Membership/Chapters: The Jewish Student Movement had no formal membership or chapter structure. According to the Jewish Virtual Library, in 1969-70 there were independent Jewish student groups operating on about 80 campuses under various names: Jewish Student Bund, Concerned Jewish Students, Jewish Student Union, Jewish Activist League, Student Zionist Movement, Radical Jewish Union, Na’asseh, and others Membership generally ranged from 10 to 50 per branch.

Activities: Israel was one of many issues that the movement addressed. Others included: ending the Vietnam War, freeing Soviet Jewry, developing university-level Jewish Studies and “Free Jewish Universities” and more dynamic and participatory Jewish education for youth, critiquing the Jewish establishment, exposing anti-Semitism on the left, establishing independent havurot and working for economic justice, feminism, and gay rights.

Jewish student newspapers carried articles that featured “open dissent” with the Israeli government’s peace and social justice-related policies. The Berkeley Jewish Radical, for example, had a front-page article calling for Palestinian self-determination in 1971. It also ran a series on the Israeli Black Panther movement protesting systematic discrimination by the Ashkenazi establishment against Mizrahi Jews. Despite these and other critiques, Zionism was viewed as the national liberation movement of the Jewish people.

One of the best-known  actions of the movement was the 1969 sit-in and protests at the annual General Assembly of the Council of Jewish Federations (GA) staged by several dozen students associated with the Jewish Student Movement. The activists viewed themselves as up against an “entrenched Federation system” that did not include youth voices and perpetuated “an assimilationist, acculturated Jewish community… rather than identity politics” according to Rabbi Michael Paley, who participated in the protests. The GA organizers allowed the students to select a delegate, Rabbi Hillel Levine, to speak at a luncheon session. The protests resulted in the formation of the North American Jewish Students Appeal to raise money for youth-led initiatives. The initial list included the Jewish Student Press Service (organized in 1970), Response: A Contemporary Jewish Review (organized in 1967), The Jewish Student Network (1969), the Student Struggle for Soviet Jewry (1964), Yavneh: Religious Students Association (1965) and Yugntruf: Youth for Yiddish (1965).

Closing and Contributions: The JSPS exists to this day, and in 1991 began publishing the national news magazine New Voices.
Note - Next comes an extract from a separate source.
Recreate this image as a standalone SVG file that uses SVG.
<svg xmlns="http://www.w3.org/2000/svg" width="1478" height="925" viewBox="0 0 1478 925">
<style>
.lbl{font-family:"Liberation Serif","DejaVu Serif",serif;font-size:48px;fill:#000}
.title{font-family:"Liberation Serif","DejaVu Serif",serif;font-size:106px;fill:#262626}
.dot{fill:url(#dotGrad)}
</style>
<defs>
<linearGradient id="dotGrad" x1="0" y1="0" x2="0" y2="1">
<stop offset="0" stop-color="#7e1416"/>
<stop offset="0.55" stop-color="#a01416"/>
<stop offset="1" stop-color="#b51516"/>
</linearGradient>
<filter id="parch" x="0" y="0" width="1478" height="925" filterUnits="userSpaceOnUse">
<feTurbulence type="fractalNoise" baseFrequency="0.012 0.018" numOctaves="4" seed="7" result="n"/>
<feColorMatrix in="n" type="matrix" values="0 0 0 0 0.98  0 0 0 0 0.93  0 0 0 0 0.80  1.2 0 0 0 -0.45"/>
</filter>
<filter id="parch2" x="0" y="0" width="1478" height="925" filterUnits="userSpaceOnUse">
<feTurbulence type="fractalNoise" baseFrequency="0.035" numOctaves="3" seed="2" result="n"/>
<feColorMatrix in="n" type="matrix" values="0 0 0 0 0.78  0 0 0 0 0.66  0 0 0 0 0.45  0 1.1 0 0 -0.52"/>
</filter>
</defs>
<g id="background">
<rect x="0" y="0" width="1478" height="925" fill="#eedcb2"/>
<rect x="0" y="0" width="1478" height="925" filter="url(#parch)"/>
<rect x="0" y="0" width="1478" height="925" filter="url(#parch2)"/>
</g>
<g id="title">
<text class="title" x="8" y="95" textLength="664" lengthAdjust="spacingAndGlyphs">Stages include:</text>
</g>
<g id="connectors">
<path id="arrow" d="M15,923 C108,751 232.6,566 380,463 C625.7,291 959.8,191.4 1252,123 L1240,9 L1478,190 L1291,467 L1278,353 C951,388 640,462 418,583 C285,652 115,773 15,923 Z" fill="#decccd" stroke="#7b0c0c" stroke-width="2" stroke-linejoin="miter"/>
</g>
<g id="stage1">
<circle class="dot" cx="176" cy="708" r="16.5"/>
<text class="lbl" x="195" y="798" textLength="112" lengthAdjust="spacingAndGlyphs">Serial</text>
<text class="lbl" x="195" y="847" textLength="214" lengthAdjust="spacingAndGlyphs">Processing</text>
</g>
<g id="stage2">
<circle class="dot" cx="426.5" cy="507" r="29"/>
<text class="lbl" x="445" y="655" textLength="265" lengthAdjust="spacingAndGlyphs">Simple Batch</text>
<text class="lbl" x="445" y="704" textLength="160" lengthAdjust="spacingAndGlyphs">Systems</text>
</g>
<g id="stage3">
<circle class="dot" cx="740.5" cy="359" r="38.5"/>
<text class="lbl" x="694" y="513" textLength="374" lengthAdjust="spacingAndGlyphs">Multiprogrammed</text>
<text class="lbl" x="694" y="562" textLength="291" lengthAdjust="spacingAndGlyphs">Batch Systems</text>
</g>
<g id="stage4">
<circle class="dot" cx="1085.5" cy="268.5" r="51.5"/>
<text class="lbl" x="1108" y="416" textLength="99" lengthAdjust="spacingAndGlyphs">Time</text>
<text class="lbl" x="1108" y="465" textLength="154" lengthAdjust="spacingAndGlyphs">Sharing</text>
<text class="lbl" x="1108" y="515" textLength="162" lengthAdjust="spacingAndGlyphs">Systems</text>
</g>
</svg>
Many of the initiatives started by these Jewish youth developed into an array of organizations including The Conference on Alternatives in Jewish Education (CAJE), The National Jewish Center for Learning and Leadership (CLAL), and the Jewish feminist movement.
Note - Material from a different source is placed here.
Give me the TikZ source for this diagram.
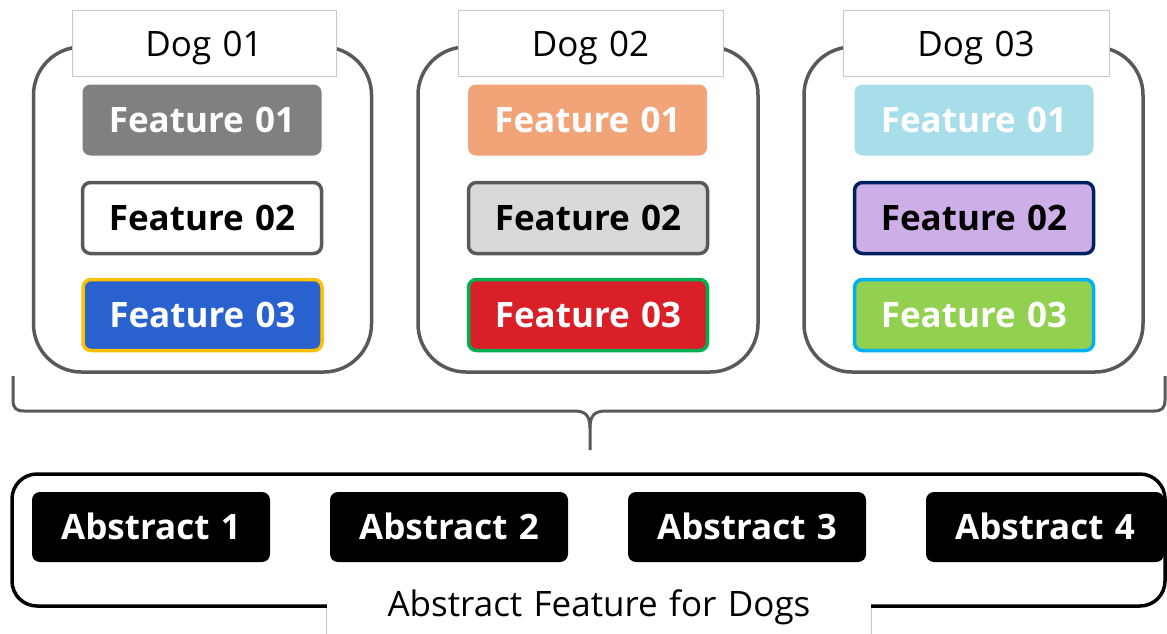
\documentclass[tikz,border=0pt]{standalone}
\usepackage{fontspec}
\setmainfont{Open Sans}[WordSpace=1.25]
\definecolor{dgray}{HTML}{595959}
\definecolor{lgray}{HTML}{C8C8C8}
\definecolor{fgray}{HTML}{808080}
\definecolor{fblue}{HTML}{2962CE}
\definecolor{fgold}{HTML}{FFC000}
\definecolor{fsalmon}{HTML}{F2A479}
\definecolor{flight}{HTML}{D9D9D9}
\definecolor{fred}{HTML}{DA1F28}
\definecolor{fgreen}{HTML}{00B050}
\definecolor{fsky}{HTML}{A7DEEA}
\definecolor{flav}{HTML}{CDAEE6}
\definecolor{fnavy}{HTML}{002060}
\definecolor{flime}{HTML}{92D050}
\definecolor{fcyan}{HTML}{00B0F0}
\begin{document}
\begin{tikzpicture}[x=1pt,y=-1pt,
  dogbox/.style={draw=dgray, line width=3.5pt, rounded corners=48pt, minimum width=338pt, minimum height=325pt, inner sep=0pt},
  doglabel/.style={draw=lgray, line width=0.8pt, fill=white, minimum width=264pt, minimum height=66pt, inner sep=0pt, text height=25pt, text depth=0pt, font=\fontsize{35}{40}\selectfont},
  feat/.style={rounded corners=8pt, minimum width=239pt, minimum height=71pt, inner sep=0pt, line width=3.5pt, text height=25pt, text depth=0pt, font=\fontsize{35}{40}\selectfont\bfseries},
  absbox/.style={fill=black, text=white, rounded corners=8pt, minimum width=238pt, minimum height=70pt, inner sep=0pt, text height=25pt, text depth=0pt, font=\fontsize{35}{40}\selectfont\bfseries},
  container/.style={draw=black, line width=3.5pt, rounded corners=25pt, minimum width=1153pt, minimum height=132pt, inner sep=0pt},
  bracestyle/.style={draw=dgray, line width=3pt},
]
\useasboundingbox (0,0) rectangle (1167,633);
% Dog boxes
\node[dogbox] (d1) at (202.5,209.5) {};
\node[dogbox, minimum width=340pt] (d2) at (588,209.5) {};
\node[dogbox, minimum width=339pt] (d3) at (973.5,209.5) {};
\node[doglabel] (l1) at (204,43.5) {Dog 01};
\node[doglabel, minimum width=265pt] (l2) at (590.5,43.5) {Dog 02};
\node[doglabel, minimum width=266pt] (l3) at (976,43.5) {Dog 03};
% Dog 01 features
\node[feat, fill=fgray, text=white] (a1) at (202,120) {Feature 01};
\node[feat, draw=dgray, fill=white, text=black] (a2) at (202,218) {Feature 02};
\node[feat, draw=fgold, fill=fblue, text=white] (a3) at (202.5,315) {Feature 03};
% Dog 02 features
\node[feat, fill=fsalmon, text=white] (b1) at (587.5,120) {Feature 01};
\node[feat, draw=dgray, fill=flight, text=black] (b2) at (588,218) {Feature 02};
\node[feat, draw=fgreen, fill=fred, text=white] (b3) at (588,315) {Feature 03};
% Dog 03 features
\node[feat, fill=fsky, text=white] (c1) at (974,120) {Feature 01};
\node[feat, draw=fnavy, fill=flav, text=black] (c2) at (974,218) {Feature 02};
\node[feat, draw=fcyan, fill=flime, text=white] (c3) at (974,315) {Feature 03};
% Brace
\draw[bracestyle] (13,376) -- (13,400) .. controls (13,408) and (16,411) .. (24,411)
  -- (574,411) .. controls (585,411) and (590,415) .. (590,428) -- (590,450);
\draw[bracestyle] (590,428) .. controls (590,415) and (595,411) .. (606,411)
  -- (1154,411) .. controls (1162,411) and (1165,408) .. (1165,400) -- (1165,376);
% Bottom container
\node[container] (cont) at (588.5,540) {};
\node[absbox] (s1) at (151,527) {Abstract 1};
\node[absbox] (s2) at (449,527) {Abstract 2};
\node[absbox] (s3) at (747,527) {Abstract 3};
\node[absbox] (s4) at (1045,527) {Abstract 4};
\node[fill=white, minimum width=544pt, minimum height=70pt, inner sep=0pt, text height=25pt, text depth=0pt, font=\fontsize{35}{40}\selectfont] (lbl) at (599,604) {Abstract Feature for Dogs};
\draw[lgray, line width=0.8pt] (lbl.west |- cont.south) -- (lbl.south west);
\draw[lgray, line width=0.8pt] (lbl.east |- cont.south) -- (lbl.south east);
\end{tikzpicture}
\end{document}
In the aftermath of the Yom Kippur War, a number of members of the Jewish Student Movement were involved in the founding of Breira: A Project of Concern in Diaspora-Israel Relations.

A number Jewish student movement activists went on to become renowned Jewish community leaders, journalists and academics, among them Forward former editor JJ Goldberg and Forward publisher Sam Norich: John Ruskay, CEO of New York UJA- Federation: Kenneth Bob, national president of Ameinu; Steven M. Cohen, leading sociologist of the Jewish community; Shifra Broznick, founding president of Advancing Women Professionals; Rabbi David Saperstein, Director of the Religious Action Center of Reform Judaism; Stephen P. Cohen, am expert on citizen diplomacy in the Israeli-Palestinian conflict and President of the Institute for Middle East Peace and Development; and Vivian Silver, former director of the Jewish Student Press Service, who is the long-time co-executive director of AJEEC, a leading Bedouin-Jewish grassroots organization in the Negev.